Ce qui nous fait penser à Gilardi de La Chartreuse de Parme, comédien tué par Fabrice. Ainsi serpentent les inspirations. Il a hérité de M. Descoings sa maison de la place Saint-Jean. Héritage, et rente : tout le roman de la bourgeoisie berrichonne. On hérite quelque chose de quelqu'un : règle utile à rappeler. Ce sont là choses primordiales : de l'argent. Puis on se hausse. Il en manqua souvent, le gaspilla pour des coléoptères, à sculpter sur sa canne : la lettre est conservée. Correspondance bien fastidieuse, bien au-dessoous de celle de Gustave. Nous aurons bien convoqué tout le XIXe siècle ! Ô naïfs : que de crétins possèdent l'argent ! Il n'en disait pas moins : il n'a pas évoqué ce nous semble les manques essentiels de la personnalité : l'audace en société, l'ignorance de tout ce qui n'est pas soi, l'humanité, l'infame obéissance à ceux qu'on aime. Ne voyons que ce que l'on montre : il meurt en 1805 (La Rabouilleuse ), soit : celle qui rabouille dans l'eau, pour en débusquer les écrevisses. Vous en souvenez-vous ? Qui cette misérable a-t-elle épousé ? Comment fit-elle fortune ? Retrouver aux deux bouts de sa vie la même musique, à présent oubliée, mais si formatrice en sont temps ; n'est-ce pas étrange de bâtir enfin la seconde culée du pont ? A vingt ans j'amorçais le Tome Un, à plus de 65 j'extrais du dernier le répertoire asséché de mon maître d'antan. JEAN-JACQUES ROUGET – Né en 1768, meurt en 1823. A cinquante-cinq ans.

 

Comme des mouches. Et je ferai cent ans.

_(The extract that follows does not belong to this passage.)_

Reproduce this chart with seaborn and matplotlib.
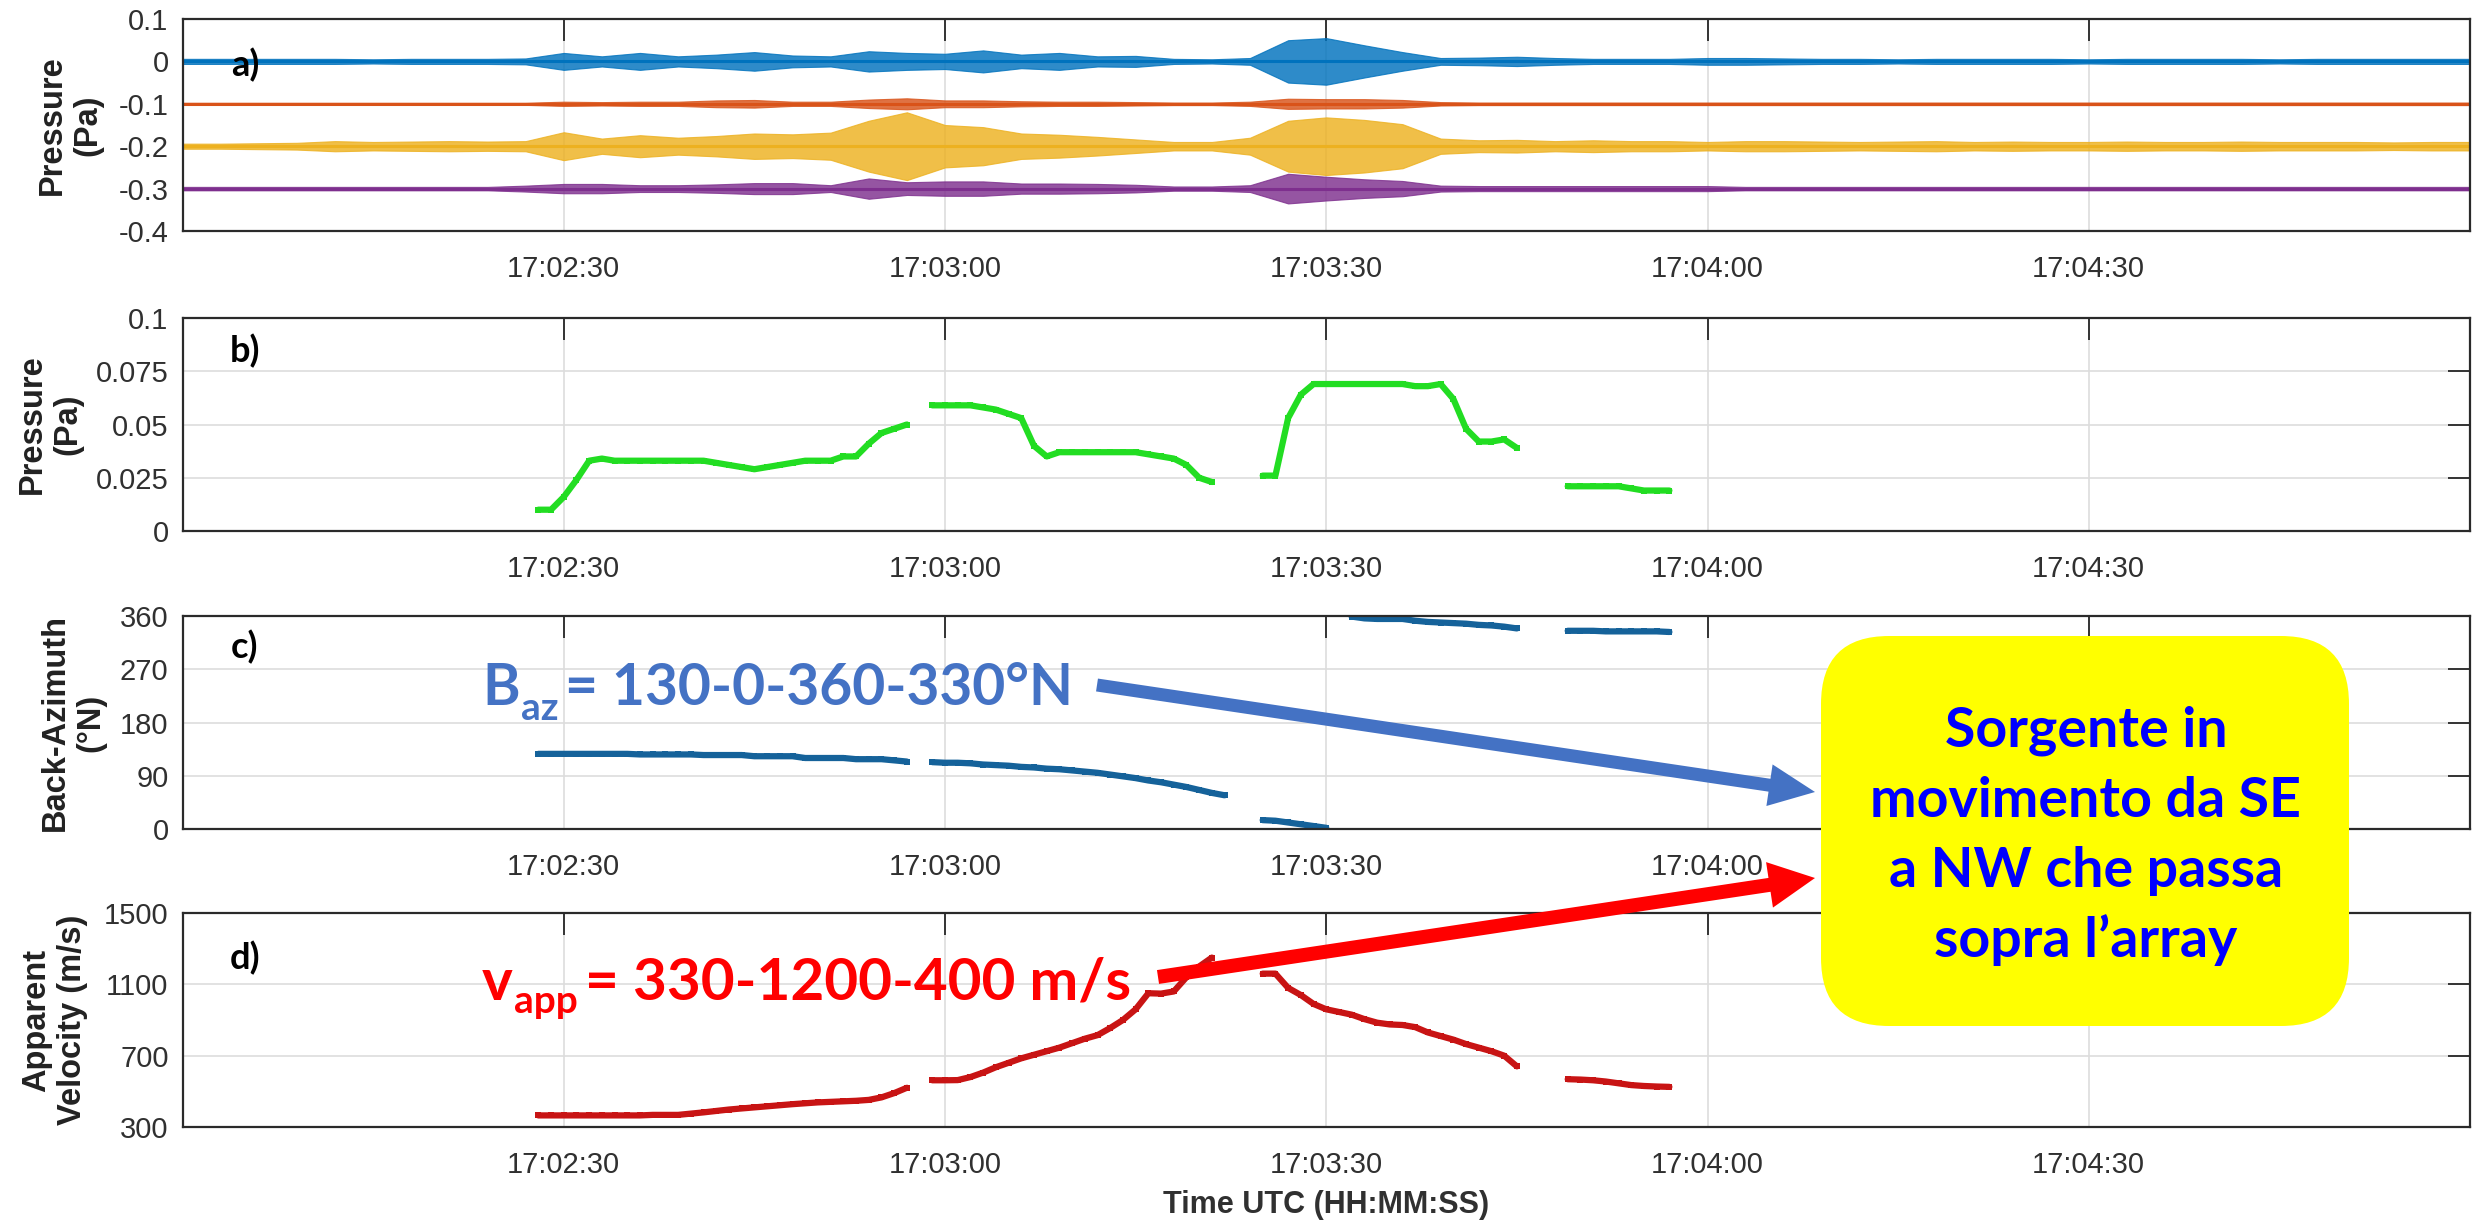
import numpy as np
import matplotlib as mpl
mpl.use('Agg')

import matplotlib.pyplot as plt
from matplotlib.patches import FancyArrow, FancyBboxPatch
from matplotlib.ticker import FuncFormatter
import seaborn as sns
import pandas as pd

nan = np.nan

# figure size in pixels (dpi 100)
W, H = 2478, 1225

# ---- panel a: waveform envelopes (half amplitude, mPa) every 3 s from 17:02:00
wave_sec = list(range(0, 181, 3))
blue_env = [6, 6, 6, 6, 6, 5, 6, 6, 6, 7, 20, 12, 20, 12, 16, 22, 14, 12, 24, 20,
            18, 26, 16, 20, 12, 13, 6, 5, 8, 50, 55, 38, 22, 8, 9, 11, 8, 6, 6, 6,
            8, 8, 7, 6, 6, 5, 6, 6, 6, 6, 5, 6, 6, 6, 6, 5, 6, 6, 6, 6, 6]
red_env = [2.5, 2.5, 2.5, 2.5, 2.5, 2.5, 2.5, 2.5, 2.5, 2.5, 5, 4, 5, 5, 8, 9, 5, 5, 10, 13,
           8, 8, 6, 5, 5, 4, 3, 3, 5, 12, 11, 11, 9, 4, 3, 3, 3, 3, 3, 3,
           3, 3, 3, 3, 3, 3, 3, 3, 3, 3, 3, 3, 3, 3, 3, 3, 3, 3, 3, 3, 3]
yellow_env = [6, 6, 7, 8, 12, 10, 11, 12, 11, 12, 33, 18, 26, 20, 24, 30, 28, 32, 60, 80,
              50, 45, 30, 27, 22, 16, 10, 10, 20, 60, 68, 62, 52, 18, 14, 15, 12, 14, 12, 12,
              10, 12, 12, 11, 10, 11, 12, 10, 11, 10, 10, 11, 10, 10, 11, 10, 10, 10, 9, 10, 10]
purple_env = [4, 4, 4, 4, 4, 4, 4, 4, 4, 7, 11, 11, 8, 8, 10, 13, 13, 8, 24, 15,
              17, 17, 12, 12, 11, 9, 5, 5, 8, 35, 28, 22, 18, 7, 6, 6, 6, 6, 6, 6,
              6, 4, 4, 4, 4, 4, 4, 4, 4, 4, 4, 4, 4, 4, 4, 4, 4, 4, 4, 4, 4]
wave_offsets = [0.0, -0.1, -0.2, -0.3]
wave_colors = ['#0072BD', '#D95319', '#EDB120', '#7E2F8E']

# ---- panels b, c, d: one value per second from 17:02:28
sec_bcd = list(range(28, 118))
pressure_b = [
    0.010, 0.010, 0.016, 0.024, 0.033, 0.034, 0.033, 0.033, 0.033, 0.033,
    0.033, 0.033, 0.033, 0.033, 0.032, 0.031, 0.030, 0.029, 0.030, 0.031,
    0.032, 0.033, 0.033, 0.033, 0.035, 0.035, 0.041, 0.046, 0.048, 0.050,
    nan, 0.059, 0.059, 0.059, 0.059, 0.058, 0.057, 0.055, 0.053, 0.040,
    0.035, 0.037, 0.037, 0.037, 0.037, 0.037, 0.037, 0.037, 0.036, 0.035,
    0.034, 0.031, 0.025, 0.023, nan, nan, nan, 0.026, 0.026, 0.053,
    0.064, 0.069, 0.069, 0.069, 0.069, 0.069, 0.069, 0.069, 0.069, 0.068,
    0.068, 0.069, 0.062, 0.048, 0.042, 0.042, 0.043, 0.039, nan, nan,
    nan, 0.021, 0.021, 0.021, 0.021, 0.021, 0.020, 0.019, 0.019, 0.019]
baz_c = [
    127, 127, 127, 127, 127, 127, 127, 127, 126, 126,
    126, 126, 126, 125, 125, 125, 125, 123, 123, 123,
    123, 120, 120, 120, 120, 118, 118, 118, 116, 114,
    nan, 113, 112, 112, 111, 109, 108, 107, 105, 104,
    102, 101, 99, 97, 95, 92, 89, 86, 82, 79,
    75, 71, 66, 61, 57, nan, nan, 15, 14, 11,
    8, 5, 2, nan, 359, 356, 355, 355, 355, 352,
    350, 349, 348, 347, 345, 344, 342, 339, nan, nan,
    nan, 335, 335, 335, 334, 334, 334, 334, 334, 333]
vel_d = [
    365, 365, 365, 365, 365, 365, 365, 365, 365, 368,
    368, 368, 375, 382, 390, 398, 404, 410, 416, 422,
    428, 433, 438, 441, 444, 447, 452, 466, 490, 520,
    nan, 562, 562, 563, 580, 605, 635, 660, 685, 705,
    725, 745, 770, 795, 815, 855, 900, 960, 1050, 1048,
    1060, 1140, 1200, 1250, nan, nan, nan, 1160, 1160, 1080,
    1040, 990, 960, 945, 930, 905, 885, 875, 872, 860,
    830, 810, 790, 765, 745, 725, 700, 640, nan, nan,
    nan, 568, 566, 562, 555, 545, 535, 530, 527, 525]

# ticks and labels
time_ticks = [30, 60, 90, 120, 150]
yticks_a = [-0.4, -0.3, -0.2, -0.1, 0, 0.1]
ylabels_a = ['-0.4', '-0.3', '-0.2', '-0.1', '0', '0.1']
yticks_b = [0, 0.025, 0.05, 0.075, 0.1]
ylabels_b = ['0', '0.025', '0.05', '0.075', '0.1']
yticks_c = [0, 90, 180, 270, 360]
yticks_d = [300, 700, 1100, 1500]
panel_names = ['a)', 'b)', 'c)', 'd)']
ylab_texts = ['Pressure\n(Pa)', 'Pressure\n(Pa)', 'Back-Azimuth\n(°N)', 'Apparent\nVelocity (m/s)']

box_lines = ['Sorgente in', 'movimento da SE', 'a NW che passa', 'sopra l\u2019array']

sns.set_style("white")
plt.rcParams['font.family'] = ['Liberation Sans', 'DejaVu Sans']
plt.rcParams['axes.unicode_minus'] = False

fig = plt.figure(figsize=(W / 100, H / 100), dpi=100)
fig.patch.set_facecolor('white')

# axes boxes in pixels: left, top, right, bottom
rects = [(182.5, 19, 2470, 231), (182.5, 318, 2470, 531),
         (182.5, 616, 2470, 829), (182.5, 913, 2470, 1127)]
axes = []
for (l, t, r, b) in rects:
    axes.append(fig.add_axes([l / W, 1 - b / H, (r - l) / W, (b - t) / H]))


def seg_frame(sec, vals):
    df = pd.DataFrame({'sec': sec, 'val': vals})
    df['seg'] = df['val'].isna().cumsum()
    return df.dropna()


def fmt_time(s, _):
    s = int(round(s))
    return "17:%02d:%02d" % (2 + s // 60, s % 60)


def fmt_time_hidden(s, pos):
    # panel c: the 17:04:30 label is covered by the yellow note box
    if int(round(s)) == 150:
        return ''
    return fmt_time(s, pos)


# panel a: envelope band plus a solid core trace
ax = axes[0]
for env, off, col in zip([blue_env, red_env, yellow_env, purple_env], wave_offsets, wave_colors):
    env = np.array(env) / 1000.0
    ax.fill_between(wave_sec, off - env, off + env, color=col, lw=0.8, edgecolor=col, alpha=0.82)
    sns.lineplot(x=wave_sec, y=[off] * len(wave_sec), color=col, lw=2.2, ax=ax)

# panels b, c, d
for ax, vals, col in zip(axes[1:], [pressure_b, baz_c, vel_d], ['#22DD22', '#15629A', '#C81414']):
    df = seg_frame(sec_bcd, vals)
    sns.lineplot(data=df, x='sec', y='val', units='seg', estimator=None, color=col,
                 lw=4.5, marker='s', markersize=4, markeredgewidth=0, ax=ax)

ylims = [(-0.4, 0.1), (0, 0.1), (0, 360), (300, 1500)]
yticks = [yticks_a, yticks_b, yticks_c, yticks_d]
ylabels = [ylabels_a, ylabels_b, [str(v) for v in yticks_c], [str(v) for v in yticks_d]]
lab_x = [-0.0492, -0.058, -0.0479, -0.0557]
name_y = [0.783, 0.845, 0.854, 0.79]

for i, ax in enumerate(axes):
    ax.set_xlim(0, 180)
    ax.set_ylim(*ylims[i])
    ax.set_xticks(time_ticks)
    ax.xaxis.set_major_formatter(FuncFormatter(fmt_time_hidden if i == 2 else fmt_time))
    ax.set_yticks(yticks[i])
    ax.set_yticklabels(ylabels[i])
    ax.tick_params(direction='in', length=16, width=1.3, top=True, right=True,
                   labelsize=21, colors='#262626', labelcolor='#303030')
    ax.tick_params(axis='x', pad=17)
    ax.tick_params(axis='y', pad=10)
    if i == 0:
        ax.grid(True, axis='x', color='#dddddd', lw=1.2)
    else:
        ax.grid(True, color='#dddddd', lw=1.2)
    ax.set_axisbelow(True)
    for sp in ax.spines.values():
        sp.set_color('#2a2a2a')
        sp.set_linewidth(1.6)
    ax.set_xlabel('')
    ax.xaxis.label.set_visible(False)
    lab = ax.set_ylabel(ylab_texts[i], fontsize=23.5, fontweight='bold', color='#222222')
    lab.set_verticalalignment('center')
    ax.yaxis.set_label_coords(lab_x[i], 0.5)
    ax.text(0.0273, name_y[i], panel_names[i], transform=ax.transAxes, fontsize=26,
            fontweight='bold', family='Lato', ha='center', va='center', color='black')

axes[3].xaxis.label.set_visible(True)
axes[3].set_xlabel('Time UTC (HH:MM:SS)', fontsize=22, fontweight='bold', color='#303030', labelpad=8)

# annotation arrows (inch coordinates, 100 px per inch)
tr = fig.dpi_scale_trans
def arrow(x0, y0, x1, y1, col, w, hw, hl):
    a = FancyArrow(x0 / 100, (H - y0) / 100, (x1 - x0) / 100, (y0 - y1) / 100,
                   width=w, head_width=hw, head_length=hl, length_includes_head=True,
                   transform=tr, color=col, lw=0, zorder=4)
    fig.add_artist(a)

arrow(1097, 685, 1815, 792, '#4472C4', 0.13, 0.42, 0.46)
arrow(1158, 977, 1815, 878, '#FF0000', 0.14, 0.46, 0.46)

box = FancyBboxPatch((18.21, (H - 1026) / 100), 5.28, 3.90,
                     boxstyle="round,pad=0,rounding_size=0.68", transform=tr,
                     facecolor='#FFFF00', edgecolor='none', zorder=5)
fig.add_artist(box)
for k, line in enumerate(box_lines):
    fig.text(2086 / W, 1 - (747 + 70 * k) / H, line, fontsize=40, fontweight='bold',
             family='Lato', color='#0000FF', ha='center', va='baseline', zorder=6)

renderer = fig.canvas.get_renderer()
def chain(x, base, pieces, col):
    for s, size, drop, gap in pieces:
        t = fig.text(x / W, 1 - (base + drop) / H, s, fontsize=size, fontweight='bold',
                     family='Lato', color=col, ha='left', va='baseline', zorder=7)
        x = t.get_window_extent(renderer).x1 + gap

chain(482, 705, [('B', 41, 0, 1), ('az', 28, 15, 7), ('= 130-0-360-330°N', 41, 0, 0)], '#4472C4')
chain(482, 1000, [('v', 42, 0, 1), ('app', 28, 13, 7), ('= 330-1200-400 m/s', 42, 0, 0)], '#FF0000')

plt.savefig('out.png', dpi=100, facecolor='white')
plt.close()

Inconnu au bataillon. Un jour, je me renseignerai. Nous écrirons en connaissance de cause. Jean-Jacques est apparenté au précédent. Il habite Issoudun. La mémoire n'a rien retenu de cet homme. Il est mort en duel, au fond du Berry. Car toutes les régions en ce temps-là vivaient. Il n'aura connu ni Sartre, ni Napoléon III. Il asiste aux mercredis de Mma Rabourdin (« Les Employés »). Plus aucun souvenir de ces « employés ». Le nom de « Rabourdin » renvoie aux vieux patronymes de paysans, et laisse augurer de cette vie sociale émouvante, où les femmes « tenaient salon », se laissaient courtiser, malgré leur nom de famille : nous pensons à la Muse d'Angoulême, Mme Bargeton. Rubempré lui-même s'appelais Chardon. Balzac, Balssa, avec deux s. Un arriviste, comme ses personnages. Frère d'Agathe Bridau, oncle de Philippe et Joseph Bridau. Un état civil en effet, mais aussi de longues allées de cimetière : quelques indications sur une dalle, dans une rubrique nécrologique. Même ces indications familiales n'éveillent aucun écho chez le lecteur des années passées. Il est le fils du docteur Rouget. Donc, d'une condition sociale primordiale en une petite ville comme Issoudun. Depuis les Guerres Révolutionnaires et de l'Empire, la médecine a fait des progrès : il ne s'agit plus simplement d'amputer, de cautériser au fer rouge.

 

Ni de saigner. Le médecin, Benassis par exemple, peut philanthroper dans son canton, à l'instar de Voltaire, bienfaiteur du pays de Gex. « Les médecins dans la littérature du XIXe siècle » : cela doit exister. Y compris Bovary bien sûr, et jusqu'au médecin de campagne de Boulgakhov. Fils et fille de médecin : cela implique de belles unions, pour s'élever. C'est un grand niais. Voilà plusieurs fois que cette affirmation ponctue ces brèves chroniques biographiques. Cela heurte : comment décider que tel est un sot, tel autre intelligent ? Balzac typifie : pour lui, comme pour La Bruyère, il existe des étiquettes et des bocaux. De nos jours, nous sommes bien plus malins ; nous savons que la sottise parfois nous traverse, parfois nous délaisse. Nous savons que seules les circonstances (ou nous croyons le savoir) déterminent l'idiot ou le génie. Mais nous sommes pourtant perçus comme tels ou tels, de l'extérieur. Le roman permet de classifier, de simplifier, mais non de schématiser : en 1816 il reçoit chez lui Maxence Gilet. N'est-ce pas celui qui mourut en duel, inspirant le Gilardi de Stendhal ? Le fils Rouget peut donc resssentir de l'amitié, appliquer les règles spontanées de l'hospitalité. Comment, pourquoi reçut-il ce jeune homme ? N'était-ce pas la nuit de son duel ? Vers 1820 il vit en cocubinage (lapsus) avec Flore Brazier à Issoudun. Capable d'amitié, capable d'amour, aussi.